What the exercise asks
Go through the data below and copy it exactly, skipping every picture.

:: Material ::

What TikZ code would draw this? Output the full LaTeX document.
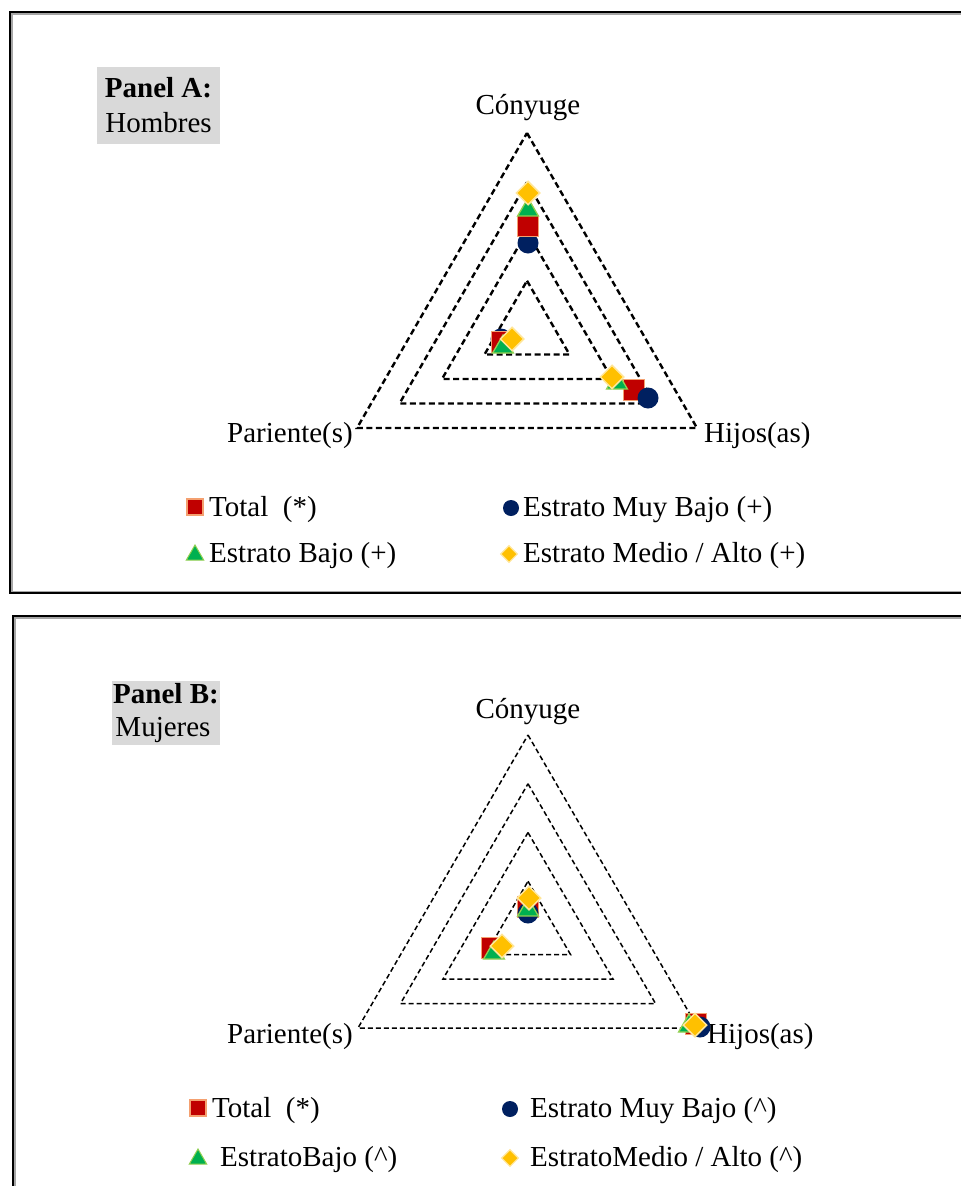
\documentclass[tikz,border=0pt]{standalone}
\usepackage{fontspec}
\setmainfont{Liberation Serif}
\usetikzlibrary{shapes.geometric}
\definecolor{sqred}{HTML}{C00000}
\definecolor{sqedge}{HTML}{F4A070}
\definecolor{navy}{HTML}{002060}
\definecolor{grn}{HTML}{00B050}
\definecolor{grnedge}{HTML}{92D050}
\definecolor{gold}{HTML}{FFC000}
\definecolor{goldedge}{HTML}{FFE699}
\definecolor{tagfill}{HTML}{D9D9D9}
\tikzset{
  frame/.style={draw=black, line width=1.6pt},
  frameshade/.style={draw=black!35, line width=1.4pt},
  ringA/.style={draw=black, line width=2.4pt, dash pattern=on 6pt off 3.5pt},
  ringB/.style={draw=black, line width=1.5pt, dash pattern=on 5pt off 3pt},
  tag/.style={fill=tagfill, align=center, inner sep=0pt},
  axis/.style={inner sep=0pt},
  msq/.style={rectangle, fill=sqred, draw=sqedge, line width=1.5pt, minimum size=21pt, inner sep=0pt},
  mci/.style={circle, fill=navy, minimum size=21pt, inner sep=0pt},
  mtr/.style={regular polygon, regular polygon sides=3, fill=grn, draw=grnedge, line width=1.3pt, minimum size=24pt, inner sep=0pt},
  mdi/.style={diamond, aspect=1, fill=gold, draw=goldedge, line width=1.5pt, minimum size=24pt, inner sep=0pt},
  lsq/.style={msq, minimum size=16pt, line width=1.2pt},
  lci/.style={mci, minimum size=16pt},
  ltr/.style={mtr, minimum size=20pt, line width=1pt},
  ldi/.style={mdi, minimum size=17pt, line width=1.1pt},
  ltxt/.style={anchor=west, inner sep=0pt},
}
\begin{document}
\begin{tikzpicture}[x=1pt, y=-1pt, font=\fontsize{29}{36}\selectfont]
\useasboundingbox (0,0) rectangle (961,1186);
\fill[white] (0,0) rectangle (961,1186);

% ---------------- Panel A: Hombres ----------------
\draw[frameshade] (11.8,13.8) rectangle (995,591.2);
\draw[frame] (10,12) rectangle (995,593);
\node[tag, minimum width=123pt, minimum height=77pt] (tagA) at (158.5,105.5)
  {\textbf{Panel A:}\\[-1pt]Hombres};

\begin{scope}[shift={(527,330)}]
  \foreach \s in {1,0.75,0.5,0.25}
    \draw[ringA] (0,-197*\s) -- (170*\s,98*\s) -- (-170*\s,98*\s) -- cycle;
\end{scope}
\node[axis] (conyA) at (528,108) {Cónyuge};
\node[axis, anchor=east] (parA) at (353,436) {Pariente(s)};
\node[axis, anchor=west] (hijA) at (704,436) {Hijos(as)};

% Cónyuge axis
\node[mci] (a-c-mb) at (528,243) {};
\node[msq] (a-c-t) at (528,226) {};
\node[mtr] (a-c-b) at (528,210) {};
\node[mdi] (a-c-ma) at (528,193) {};
% Pariente(s) axis
\node[mci] (a-p-mb) at (501,339) {};
\node[msq] (a-p-t) at (502,342) {};
\node[mtr] (a-p-b) at (503,347) {};
\node[mdi] (a-p-ma) at (512,339) {};
% Hijos(as) axis
\node[msq] (a-h-t) at (634,390) {};
\node[mci] (a-h-mb) at (648,398) {};
\node[mtr] (a-h-b) at (617,383) {};
\node[mdi] (a-h-ma) at (612,377) {};

% Legend
\node[lsq] (la1) at (195,507) {};
\node[ltxt] (la1t) at (209,510) {Total\ \ (*)};
\node[lci] (la2) at (511,508) {};
\node[ltxt] (la2t) at (523,510) {Estrato Muy Bajo (+)};
\node[ltr] (la3) at (195,555) {};
\node[ltxt] (la3t) at (209,556) {Estrato Bajo (+)};
\node[ldi] (la4) at (509,554) {};
\node[ltxt] (la4t) at (523,556) {Estrato Medio / Alto (+)};

% ---------------- Panel B: Mujeres ----------------
\draw[frameshade] (14.8,617.8) rectangle (995,1200);
\draw[frame] (13,616) rectangle (995,1200);
\node[tag, minimum width=108pt, minimum height=64pt] (tagB) at (166,713)
  {\textbf{Panel B:}\\[-3pt]Mujeres\hspace*{6pt}};

\begin{scope}[shift={(528,930)}]
  \foreach \s in {1,0.75,0.5,0.25}
    \draw[ringB] (0,-195*\s) -- (170*\s,98*\s) -- (-170*\s,98*\s) -- cycle;
\end{scope}
\node[axis] (conyB) at (528,712) {Cónyuge};
\node[axis, anchor=east] (parB) at (353,1037) {Pariente(s)};
\node[axis, anchor=west] (hijB) at (707,1037) {Hijos(as)};

% Cónyuge axis
\node[msq] (b-c-t) at (528,907) {};
\node[mci] (b-c-mb) at (528,913) {};
\node[mtr] (b-c-b) at (528,910) {};
\node[mdi] (b-c-ma) at (529,898) {};
% Pariente(s) axis
\node[mci] (b-p-mb) at (492,948) {};
\node[msq] (b-p-t) at (492,948) {};
\node[mtr] (b-p-b) at (494,953) {};
\node[mdi] (b-p-ma) at (502,946) {};
% Hijos(as) axis
\node[msq] (b-h-t) at (696,1024) {};
\node[mci] (b-h-mb) at (700,1027) {};
\node[mtr] (b-h-b) at (689,1026) {};
\node[mdi] (b-h-ma) at (695,1025) {};

% Legend
\node[lsq] (lb1) at (198,1108) {};
\node[ltxt] (lb1t) at (212,1111) {Total\ \ (*)};
\node[lci] (lb2) at (510,1109) {};
\node[ltxt] (lb2t) at (530,1111) {Estrato Muy Bajo (\^{})};
\node[ltr] (lb3) at (198,1159) {};
\node[ltxt] (lb3t) at (220,1160) {EstratoBajo (\^{})};
\node[ldi] (lb4) at (510,1158) {};
\node[ltxt] (lb4t) at (530,1160) {EstratoMedio / Alto (\^{})};
\end{tikzpicture}
\end{document}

:::

Solution for this exercise
What TikZ code would draw this? Output the full LaTeX document.
\documentclass[tikz,border=0pt]{standalone}
\usepackage{fontspec}
\setmainfont{Liberation Serif}
\usetikzlibrary{shapes.geometric}
\definecolor{sqred}{HTML}{C00000}
\definecolor{sqedge}{HTML}{F4A070}
\definecolor{navy}{HTML}{002060}
\definecolor{grn}{HTML}{00B050}
\definecolor{grnedge}{HTML}{92D050}
\definecolor{gold}{HTML}{FFC000}
\definecolor{goldedge}{HTML}{FFE699}
\definecolor{tagfill}{HTML}{D9D9D9}
\tikzset{
  frame/.style={draw=black, line width=1.6pt},
  frameshade/.style={draw=black!35, line width=1.4pt},
  ringA/.style={draw=black, line width=2.4pt, dash pattern=on 6pt off 3.5pt},
  ringB/.style={draw=black, line width=1.5pt, dash pattern=on 5pt off 3pt},
  tag/.style={fill=tagfill, align=center, inner sep=0pt},
  axis/.style={inner sep=0pt},
  msq/.style={rectangle, fill=sqred, draw=sqedge, line width=1.5pt, minimum size=21pt, inner sep=0pt},
  mci/.style={circle, fill=navy, minimum size=21pt, inner sep=0pt},
  mtr/.style={regular polygon, regular polygon sides=3, fill=grn, draw=grnedge, line width=1.3pt, minimum size=24pt, inner sep=0pt},
  mdi/.style={diamond, aspect=1, fill=gold, draw=goldedge, line width=1.5pt, minimum size=24pt, inner sep=0pt},
  lsq/.style={msq, minimum size=16pt, line width=1.2pt},
  lci/.style={mci, minimum size=16pt},
  ltr/.style={mtr, minimum size=20pt, line width=1pt},
  ldi/.style={mdi, minimum size=17pt, line width=1.1pt},
  ltxt/.style={anchor=west, inner sep=0pt},
}
\begin{document}
\begin{tikzpicture}[x=1pt, y=-1pt, font=\fontsize{29}{36}\selectfont]
\useasboundingbox (0,0) rectangle (961,1186);
\fill[white] (0,0) rectangle (961,1186);

% ---------------- Panel A: Hombres ----------------
\draw[frameshade] (11.8,13.8) rectangle (995,591.2);
\draw[frame] (10,12) rectangle (995,593);
\node[tag, minimum width=123pt, minimum height=77pt] (tagA) at (158.5,105.5)
  {\textbf{Panel A:}\\[-1pt]Hombres};

\begin{scope}[shift={(527,330)}]
  \foreach \s in {1,0.75,0.5,0.25}
    \draw[ringA] (0,-197*\s) -- (170*\s,98*\s) -- (-170*\s,98*\s) -- cycle;
\end{scope}
\node[axis] (conyA) at (528,108) {Cónyuge};
\node[axis, anchor=east] (parA) at (353,436) {Pariente(s)};
\node[axis, anchor=west] (hijA) at (704,436) {Hijos(as)};

% Cónyuge axis
\node[mci] (a-c-mb) at (528,243) {};
\node[msq] (a-c-t) at (528,226) {};
\node[mtr] (a-c-b) at (528,210) {};
\node[mdi] (a-c-ma) at (528,193) {};
% Pariente(s) axis
\node[mci] (a-p-mb) at (501,339) {};
\node[msq] (a-p-t) at (502,342) {};
\node[mtr] (a-p-b) at (503,347) {};
\node[mdi] (a-p-ma) at (512,339) {};
% Hijos(as) axis
\node[msq] (a-h-t) at (634,390) {};
\node[mci] (a-h-mb) at (648,398) {};
\node[mtr] (a-h-b) at (617,383) {};
\node[mdi] (a-h-ma) at (612,377) {};

% Legend
\node[lsq] (la1) at (195,507) {};
\node[ltxt] (la1t) at (209,510) {Total\ \ (*)};
\node[lci] (la2) at (511,508) {};
\node[ltxt] (la2t) at (523,510) {Estrato Muy Bajo (+)};
\node[ltr] (la3) at (195,555) {};
\node[ltxt] (la3t) at (209,556) {Estrato Bajo (+)};
\node[ldi] (la4) at (509,554) {};
\node[ltxt] (la4t) at (523,556) {Estrato Medio / Alto (+)};

% ---------------- Panel B: Mujeres ----------------
\draw[frameshade] (14.8,617.8) rectangle (995,1200);
\draw[frame] (13,616) rectangle (995,1200);
\node[tag, minimum width=108pt, minimum height=64pt] (tagB) at (166,713)
  {\textbf{Panel B:}\\[-3pt]Mujeres\hspace*{6pt}};

\begin{scope}[shift={(528,930)}]
  \foreach \s in {1,0.75,0.5,0.25}
    \draw[ringB] (0,-195*\s) -- (170*\s,98*\s) -- (-170*\s,98*\s) -- cycle;
\end{scope}
\node[axis] (conyB) at (528,712) {Cónyuge};
\node[axis, anchor=east] (parB) at (353,1037) {Pariente(s)};
\node[axis, anchor=west] (hijB) at (707,1037) {Hijos(as)};

% Cónyuge axis
\node[msq] (b-c-t) at (528,907) {};
\node[mci] (b-c-mb) at (528,913) {};
\node[mtr] (b-c-b) at (528,910) {};
\node[mdi] (b-c-ma) at (529,898) {};
% Pariente(s) axis
\node[mci] (b-p-mb) at (492,948) {};
\node[msq] (b-p-t) at (492,948) {};
\node[mtr] (b-p-b) at (494,953) {};
\node[mdi] (b-p-ma) at (502,946) {};
% Hijos(as) axis
\node[msq] (b-h-t) at (696,1024) {};
\node[mci] (b-h-mb) at (700,1027) {};
\node[mtr] (b-h-b) at (689,1026) {};
\node[mdi] (b-h-ma) at (695,1025) {};

% Legend
\node[lsq] (lb1) at (198,1108) {};
\node[ltxt] (lb1t) at (212,1111) {Total\ \ (*)};
\node[lci] (lb2) at (510,1109) {};
\node[ltxt] (lb2t) at (530,1111) {Estrato Muy Bajo (\^{})};
\node[ltr] (lb3) at (198,1159) {};
\node[ltxt] (lb3t) at (220,1160) {EstratoBajo (\^{})};
\node[ldi] (lb4) at (510,1158) {};
\node[ltxt] (lb4t) at (530,1160) {EstratoMedio / Alto (\^{})};
\end{tikzpicture}
\end{document}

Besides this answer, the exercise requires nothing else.